___ INPUT ___

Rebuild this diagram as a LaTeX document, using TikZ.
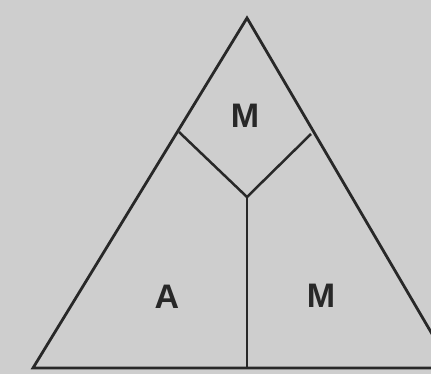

___
___ INPUT ___

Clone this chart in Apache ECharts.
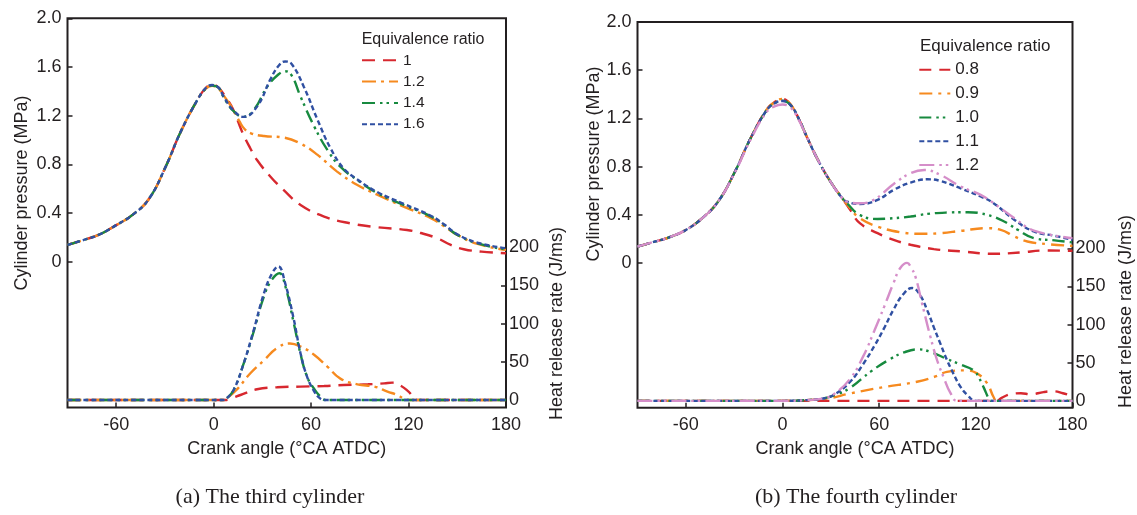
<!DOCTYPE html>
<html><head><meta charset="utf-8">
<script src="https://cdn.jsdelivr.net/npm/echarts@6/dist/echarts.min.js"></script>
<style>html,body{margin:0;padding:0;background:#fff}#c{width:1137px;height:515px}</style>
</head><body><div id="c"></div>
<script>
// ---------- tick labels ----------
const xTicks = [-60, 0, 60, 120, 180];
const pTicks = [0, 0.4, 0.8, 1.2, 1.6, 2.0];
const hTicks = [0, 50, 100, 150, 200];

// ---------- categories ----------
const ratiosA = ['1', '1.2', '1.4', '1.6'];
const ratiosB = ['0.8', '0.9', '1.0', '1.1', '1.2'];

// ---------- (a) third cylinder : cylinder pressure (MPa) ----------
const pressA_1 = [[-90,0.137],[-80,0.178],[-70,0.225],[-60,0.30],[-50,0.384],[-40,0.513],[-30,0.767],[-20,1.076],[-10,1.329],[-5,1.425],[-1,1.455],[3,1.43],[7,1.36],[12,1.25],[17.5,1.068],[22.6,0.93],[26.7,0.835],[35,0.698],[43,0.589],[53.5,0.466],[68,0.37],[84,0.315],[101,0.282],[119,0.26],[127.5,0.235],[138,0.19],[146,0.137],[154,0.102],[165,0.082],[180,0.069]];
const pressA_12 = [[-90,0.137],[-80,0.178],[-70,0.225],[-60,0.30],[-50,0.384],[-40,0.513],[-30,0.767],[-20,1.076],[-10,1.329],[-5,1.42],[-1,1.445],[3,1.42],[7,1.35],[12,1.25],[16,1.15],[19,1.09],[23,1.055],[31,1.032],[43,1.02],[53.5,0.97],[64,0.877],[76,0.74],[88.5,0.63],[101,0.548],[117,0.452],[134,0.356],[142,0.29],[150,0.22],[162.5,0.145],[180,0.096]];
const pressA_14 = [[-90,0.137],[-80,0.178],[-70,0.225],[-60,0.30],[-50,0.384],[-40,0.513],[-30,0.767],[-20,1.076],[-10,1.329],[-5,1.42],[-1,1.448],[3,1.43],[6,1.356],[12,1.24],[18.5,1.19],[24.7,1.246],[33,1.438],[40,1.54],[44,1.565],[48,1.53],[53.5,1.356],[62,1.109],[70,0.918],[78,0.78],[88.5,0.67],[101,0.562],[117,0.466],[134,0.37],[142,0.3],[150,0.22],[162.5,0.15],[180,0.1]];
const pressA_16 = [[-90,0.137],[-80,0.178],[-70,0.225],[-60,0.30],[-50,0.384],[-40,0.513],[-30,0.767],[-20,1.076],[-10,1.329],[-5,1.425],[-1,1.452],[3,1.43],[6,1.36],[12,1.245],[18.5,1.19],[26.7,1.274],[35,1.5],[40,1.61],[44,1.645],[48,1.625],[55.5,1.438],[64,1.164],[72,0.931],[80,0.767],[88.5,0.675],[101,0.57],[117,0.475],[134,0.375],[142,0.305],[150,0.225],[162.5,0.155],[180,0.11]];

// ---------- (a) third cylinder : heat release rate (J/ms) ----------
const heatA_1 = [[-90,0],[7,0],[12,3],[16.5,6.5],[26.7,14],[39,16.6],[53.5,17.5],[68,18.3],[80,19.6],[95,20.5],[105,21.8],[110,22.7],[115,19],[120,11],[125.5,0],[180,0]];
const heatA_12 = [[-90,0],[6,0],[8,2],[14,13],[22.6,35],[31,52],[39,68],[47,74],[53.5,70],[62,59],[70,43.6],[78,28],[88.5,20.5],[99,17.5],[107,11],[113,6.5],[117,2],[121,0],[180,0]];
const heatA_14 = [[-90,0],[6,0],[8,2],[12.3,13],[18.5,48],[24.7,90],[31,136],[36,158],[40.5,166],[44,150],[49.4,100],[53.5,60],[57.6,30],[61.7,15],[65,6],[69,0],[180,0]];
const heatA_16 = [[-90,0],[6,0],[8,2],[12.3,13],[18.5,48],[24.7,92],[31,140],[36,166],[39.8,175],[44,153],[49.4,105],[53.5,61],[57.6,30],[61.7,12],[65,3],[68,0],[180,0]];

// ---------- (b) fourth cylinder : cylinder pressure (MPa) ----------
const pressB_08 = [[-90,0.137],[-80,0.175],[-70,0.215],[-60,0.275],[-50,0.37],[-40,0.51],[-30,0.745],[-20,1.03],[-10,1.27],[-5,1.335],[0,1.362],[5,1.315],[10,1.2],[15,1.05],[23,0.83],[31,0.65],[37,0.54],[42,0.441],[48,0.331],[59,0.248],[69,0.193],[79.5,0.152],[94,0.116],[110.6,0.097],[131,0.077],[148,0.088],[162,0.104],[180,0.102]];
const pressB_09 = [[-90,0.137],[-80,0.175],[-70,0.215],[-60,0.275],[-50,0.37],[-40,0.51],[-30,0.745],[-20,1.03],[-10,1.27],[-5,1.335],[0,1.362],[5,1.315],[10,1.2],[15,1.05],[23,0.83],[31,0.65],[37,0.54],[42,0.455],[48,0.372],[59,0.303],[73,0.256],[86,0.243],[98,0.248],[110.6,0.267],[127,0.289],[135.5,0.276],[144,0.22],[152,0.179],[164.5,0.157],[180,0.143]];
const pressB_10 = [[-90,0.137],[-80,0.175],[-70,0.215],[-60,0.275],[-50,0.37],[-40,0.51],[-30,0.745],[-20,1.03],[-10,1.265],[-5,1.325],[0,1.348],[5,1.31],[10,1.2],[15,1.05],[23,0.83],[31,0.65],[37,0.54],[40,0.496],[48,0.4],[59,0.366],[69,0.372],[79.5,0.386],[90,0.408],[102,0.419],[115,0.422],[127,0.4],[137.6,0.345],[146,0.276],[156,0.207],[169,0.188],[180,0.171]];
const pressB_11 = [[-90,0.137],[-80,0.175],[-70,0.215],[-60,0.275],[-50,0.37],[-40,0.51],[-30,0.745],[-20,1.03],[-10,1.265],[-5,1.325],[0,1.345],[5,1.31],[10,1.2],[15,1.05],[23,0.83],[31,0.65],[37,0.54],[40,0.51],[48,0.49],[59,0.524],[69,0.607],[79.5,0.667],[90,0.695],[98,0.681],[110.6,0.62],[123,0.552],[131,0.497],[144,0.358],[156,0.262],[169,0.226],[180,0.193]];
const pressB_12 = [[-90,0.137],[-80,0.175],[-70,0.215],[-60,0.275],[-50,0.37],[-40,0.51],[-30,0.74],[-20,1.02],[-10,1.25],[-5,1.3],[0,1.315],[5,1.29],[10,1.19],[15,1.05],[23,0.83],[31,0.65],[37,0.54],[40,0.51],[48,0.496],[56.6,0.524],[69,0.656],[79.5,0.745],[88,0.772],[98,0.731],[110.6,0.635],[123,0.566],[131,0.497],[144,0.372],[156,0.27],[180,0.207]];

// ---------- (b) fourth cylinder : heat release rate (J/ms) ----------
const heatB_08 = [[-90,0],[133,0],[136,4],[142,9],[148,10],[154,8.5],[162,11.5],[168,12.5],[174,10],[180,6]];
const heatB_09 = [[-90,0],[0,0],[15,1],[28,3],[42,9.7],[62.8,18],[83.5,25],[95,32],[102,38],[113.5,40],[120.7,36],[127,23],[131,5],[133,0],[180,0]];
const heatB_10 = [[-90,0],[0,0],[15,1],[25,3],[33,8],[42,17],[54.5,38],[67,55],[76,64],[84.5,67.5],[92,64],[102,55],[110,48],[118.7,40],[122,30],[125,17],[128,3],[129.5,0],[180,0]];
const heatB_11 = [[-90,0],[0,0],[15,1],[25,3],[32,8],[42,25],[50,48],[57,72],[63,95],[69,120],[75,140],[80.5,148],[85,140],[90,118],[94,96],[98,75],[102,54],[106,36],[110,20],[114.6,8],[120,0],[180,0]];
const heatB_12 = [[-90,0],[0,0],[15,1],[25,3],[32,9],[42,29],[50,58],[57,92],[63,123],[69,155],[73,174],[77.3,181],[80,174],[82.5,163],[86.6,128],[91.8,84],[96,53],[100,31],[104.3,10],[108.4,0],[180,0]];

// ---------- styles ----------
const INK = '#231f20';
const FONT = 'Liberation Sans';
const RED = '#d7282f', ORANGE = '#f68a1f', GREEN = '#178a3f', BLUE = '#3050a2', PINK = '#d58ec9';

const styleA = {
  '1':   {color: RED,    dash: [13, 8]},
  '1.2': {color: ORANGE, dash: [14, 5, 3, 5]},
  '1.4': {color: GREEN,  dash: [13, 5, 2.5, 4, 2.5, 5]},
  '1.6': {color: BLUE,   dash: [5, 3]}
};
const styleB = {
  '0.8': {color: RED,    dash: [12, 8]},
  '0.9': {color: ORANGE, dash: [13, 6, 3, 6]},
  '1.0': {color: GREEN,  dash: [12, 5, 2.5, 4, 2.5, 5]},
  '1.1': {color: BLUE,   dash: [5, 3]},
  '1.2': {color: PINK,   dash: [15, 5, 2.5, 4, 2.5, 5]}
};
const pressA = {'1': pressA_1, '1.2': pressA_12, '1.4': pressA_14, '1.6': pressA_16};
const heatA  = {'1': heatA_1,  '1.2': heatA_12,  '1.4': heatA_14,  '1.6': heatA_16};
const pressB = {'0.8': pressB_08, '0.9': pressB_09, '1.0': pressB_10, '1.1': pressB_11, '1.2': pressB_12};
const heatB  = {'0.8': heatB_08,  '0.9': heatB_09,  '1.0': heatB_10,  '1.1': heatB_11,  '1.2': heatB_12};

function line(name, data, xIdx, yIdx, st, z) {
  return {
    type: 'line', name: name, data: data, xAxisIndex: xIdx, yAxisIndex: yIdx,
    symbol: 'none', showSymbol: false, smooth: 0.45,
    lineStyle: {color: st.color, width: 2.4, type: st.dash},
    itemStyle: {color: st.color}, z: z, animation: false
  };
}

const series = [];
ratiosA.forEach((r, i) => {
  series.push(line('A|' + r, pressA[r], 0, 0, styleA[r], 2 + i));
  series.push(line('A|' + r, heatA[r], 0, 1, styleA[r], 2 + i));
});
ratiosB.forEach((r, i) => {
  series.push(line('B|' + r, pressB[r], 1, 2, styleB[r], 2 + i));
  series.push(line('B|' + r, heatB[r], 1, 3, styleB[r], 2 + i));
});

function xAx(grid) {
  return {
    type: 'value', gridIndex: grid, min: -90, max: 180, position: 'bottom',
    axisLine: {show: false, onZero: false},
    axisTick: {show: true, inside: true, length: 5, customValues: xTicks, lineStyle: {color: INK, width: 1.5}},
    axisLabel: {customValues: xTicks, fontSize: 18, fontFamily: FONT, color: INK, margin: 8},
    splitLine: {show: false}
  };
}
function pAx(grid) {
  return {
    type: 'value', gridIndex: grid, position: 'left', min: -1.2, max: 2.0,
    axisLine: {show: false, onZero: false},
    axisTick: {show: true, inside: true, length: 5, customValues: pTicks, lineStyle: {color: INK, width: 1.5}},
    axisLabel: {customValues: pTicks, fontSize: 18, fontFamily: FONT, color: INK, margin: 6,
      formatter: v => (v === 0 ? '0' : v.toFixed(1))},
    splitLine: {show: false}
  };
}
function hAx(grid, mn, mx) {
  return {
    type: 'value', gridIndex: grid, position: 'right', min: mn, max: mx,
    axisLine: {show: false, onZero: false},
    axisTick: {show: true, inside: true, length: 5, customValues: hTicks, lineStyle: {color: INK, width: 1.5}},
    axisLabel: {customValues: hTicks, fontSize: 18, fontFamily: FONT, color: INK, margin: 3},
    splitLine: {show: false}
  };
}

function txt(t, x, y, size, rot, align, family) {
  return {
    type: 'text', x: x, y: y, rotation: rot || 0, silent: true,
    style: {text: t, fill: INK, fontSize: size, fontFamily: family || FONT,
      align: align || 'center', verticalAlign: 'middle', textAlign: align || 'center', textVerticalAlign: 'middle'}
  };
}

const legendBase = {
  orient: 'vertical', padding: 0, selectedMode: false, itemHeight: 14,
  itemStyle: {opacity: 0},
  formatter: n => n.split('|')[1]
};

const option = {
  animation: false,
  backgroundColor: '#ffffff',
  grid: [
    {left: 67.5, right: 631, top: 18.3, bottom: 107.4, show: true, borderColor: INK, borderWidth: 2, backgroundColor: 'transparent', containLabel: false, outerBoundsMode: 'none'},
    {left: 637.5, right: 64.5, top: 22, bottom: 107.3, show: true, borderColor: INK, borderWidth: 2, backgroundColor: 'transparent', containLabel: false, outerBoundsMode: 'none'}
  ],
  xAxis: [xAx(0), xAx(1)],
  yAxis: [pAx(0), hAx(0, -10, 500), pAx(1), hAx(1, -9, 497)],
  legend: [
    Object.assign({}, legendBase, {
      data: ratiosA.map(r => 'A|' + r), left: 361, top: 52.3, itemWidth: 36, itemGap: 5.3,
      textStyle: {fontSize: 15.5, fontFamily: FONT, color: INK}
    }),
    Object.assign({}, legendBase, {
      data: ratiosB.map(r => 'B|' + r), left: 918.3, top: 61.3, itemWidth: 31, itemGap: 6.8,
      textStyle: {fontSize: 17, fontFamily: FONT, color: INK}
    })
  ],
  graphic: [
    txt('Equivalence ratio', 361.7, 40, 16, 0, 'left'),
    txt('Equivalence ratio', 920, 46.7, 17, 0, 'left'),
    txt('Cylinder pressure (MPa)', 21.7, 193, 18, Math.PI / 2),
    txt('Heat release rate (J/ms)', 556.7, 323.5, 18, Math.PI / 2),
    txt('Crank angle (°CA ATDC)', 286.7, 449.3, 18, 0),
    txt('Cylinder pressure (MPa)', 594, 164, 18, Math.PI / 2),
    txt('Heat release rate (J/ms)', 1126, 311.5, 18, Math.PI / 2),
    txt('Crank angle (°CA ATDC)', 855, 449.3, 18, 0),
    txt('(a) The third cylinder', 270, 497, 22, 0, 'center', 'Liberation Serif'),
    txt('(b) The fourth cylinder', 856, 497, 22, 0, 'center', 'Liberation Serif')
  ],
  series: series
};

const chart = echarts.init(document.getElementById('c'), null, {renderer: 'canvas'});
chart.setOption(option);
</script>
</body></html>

___

DO THIS >>
Of all the lines in the data above, state how many include "document". Say only the number.

OUTPUT >>
2